How can I see if this integral is convergent or not $\int_0^\infty \ \frac{1}{1 + x^4\sin x} \,dx $

Question

I think the integral is convergent, but I don't know how to prove it.

$\int_0^\infty \ \frac{1}{1 + x^4\sin x} \,dx $

Answer 1

Let $f(x)=1+x^4\sin x$. Its first positive zero $x_0\simeq 3.1517$ is slightly greater than $\pi$. At this point, $f'(x_0)=4x_0^3\sin x_0+x_0^4\cos x_0\simeq -99.9362\neq 0$. So $f(x)\sim f'(x_0)(x-x_0)$ whence $$ \frac{1}{1+x^4\sin x}=\frac{1}{f(x)}\sim\frac{1}{f'(x_0)(x-x_0)} $$ when $x$ approaches $x_0$. So the integrand is continuous and positive on $[0,x_0)$, and by comparison $$ \int_0^{x_0}\frac{1}{1+x^4\sin x}dx=+\infty. $$ A fortiori, this function is not integrable over $[0,+\infty)$.

Answer 2

The integrand has an order $1$ singularity at each root of $1+x^4\sin(x)$. The real roots are located, for $n\ge1$, on the real axis at $$ x_n\approx n\pi-\frac{(-1)^n}{n^4\pi^4}\tag{1} $$ There is one simple root at $x_0=0.79474586313959135719 + 0.61883482670901662817 i$.

The residue at $x_n$ is $$ \frac1{4x_n^3\sin(x_n)+x_n^4\cos(x_n)}\approx\frac{(-1)^n}{n^4\pi^4}\text{ for }n\ge1\tag{2} $$ The contour we will use goes from $+i\infty$ to $0$ then to $+\infty$ with infinitesimal clockwise semi-circles to avoid the real singularities.
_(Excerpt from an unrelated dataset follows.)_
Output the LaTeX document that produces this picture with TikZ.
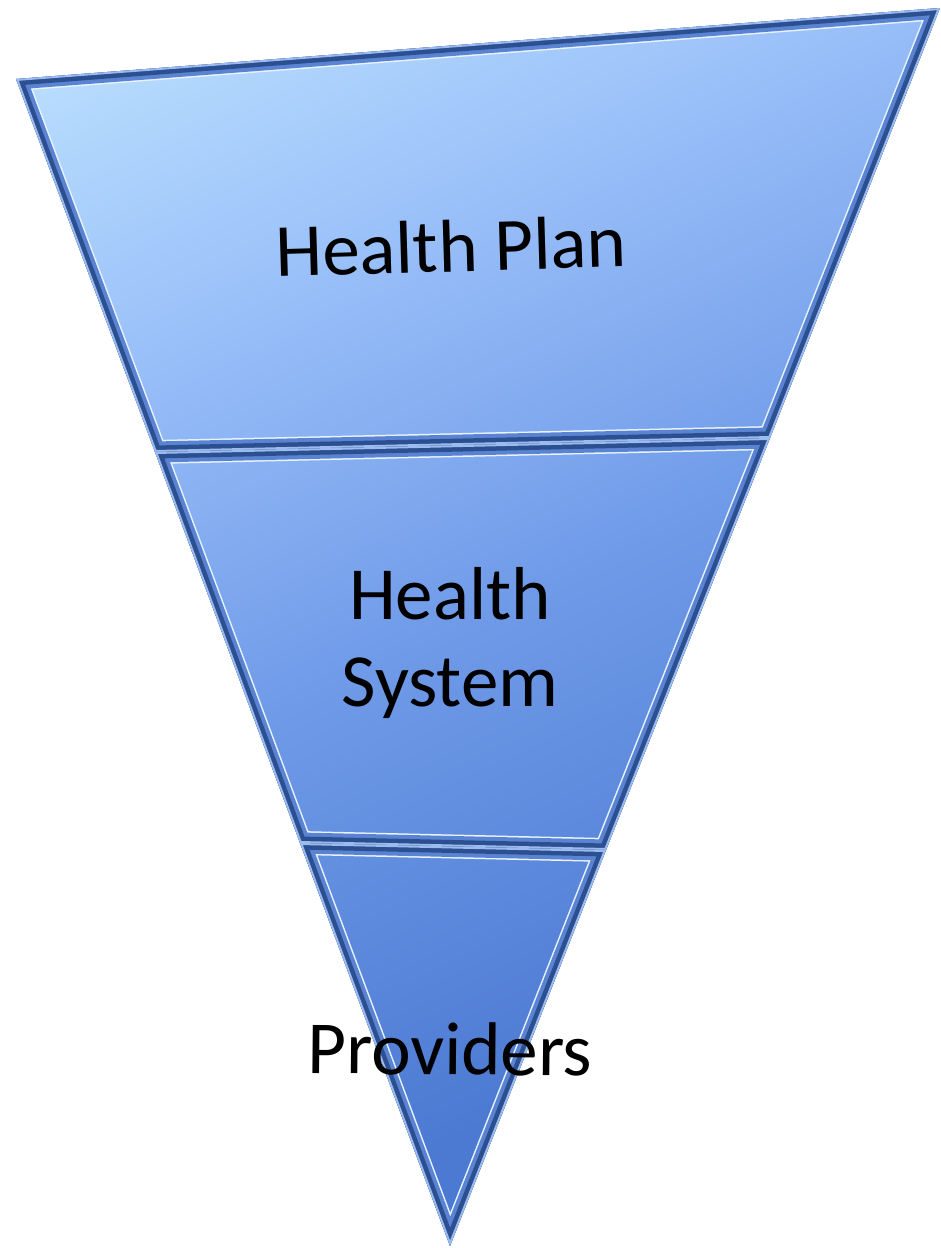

By contour integration, the principal value of integral along the real axis from $0$ to $\infty$ is equal to the integral along the imaginary axis from $0$ to $i\infty$ plus $\pi i$ times the sum of the residues at $x_n$ for $n\ge1$ plus $2\pi i$ times the residue at $x_0$. The sum of the residues obviously converges.

Combining the integral along the imaginary axis, the residues along the real axis (which only combine an imaginary part), and the residue at $x_0$, we get the Cauchy Principal Value for the integral: $$ \begin{align} \mathrm{PV}\int_0^\infty\frac{\mathrm{d}x}{1+x^4\sin(x)} &=\int_0^\infty\frac{i\,\mathrm{d}x}{1+ix^4\sinh(x)}\\ &+\pi i\sum_{n=1}^\infty\frac1{4x_n^3\sin(x_n)+x_n^4\cos(x_n)}\\ &+2\pi i\frac1{4x_0^3\sin(x_0)+x_0^4\cos(x_0)}\\ &=\int_0^\infty\frac{x^4\sinh(x)\,\mathrm{d}x}{1+x^8\sinh^2(x)}\\[9pt] &+0.85233885641320594757\tag{3} \end{align} $$ Thus, although the integrand is not absolutely integrable, it does have a convergent Cauchy Principal Value. Using $(3)$, Mathematica 8 gives the numerical approximation $$ \mathrm{PV}\int_0^\infty\frac{\mathrm{d}x}{1+x^4\sin(x)}=1.14619893142224184361\tag{4} $$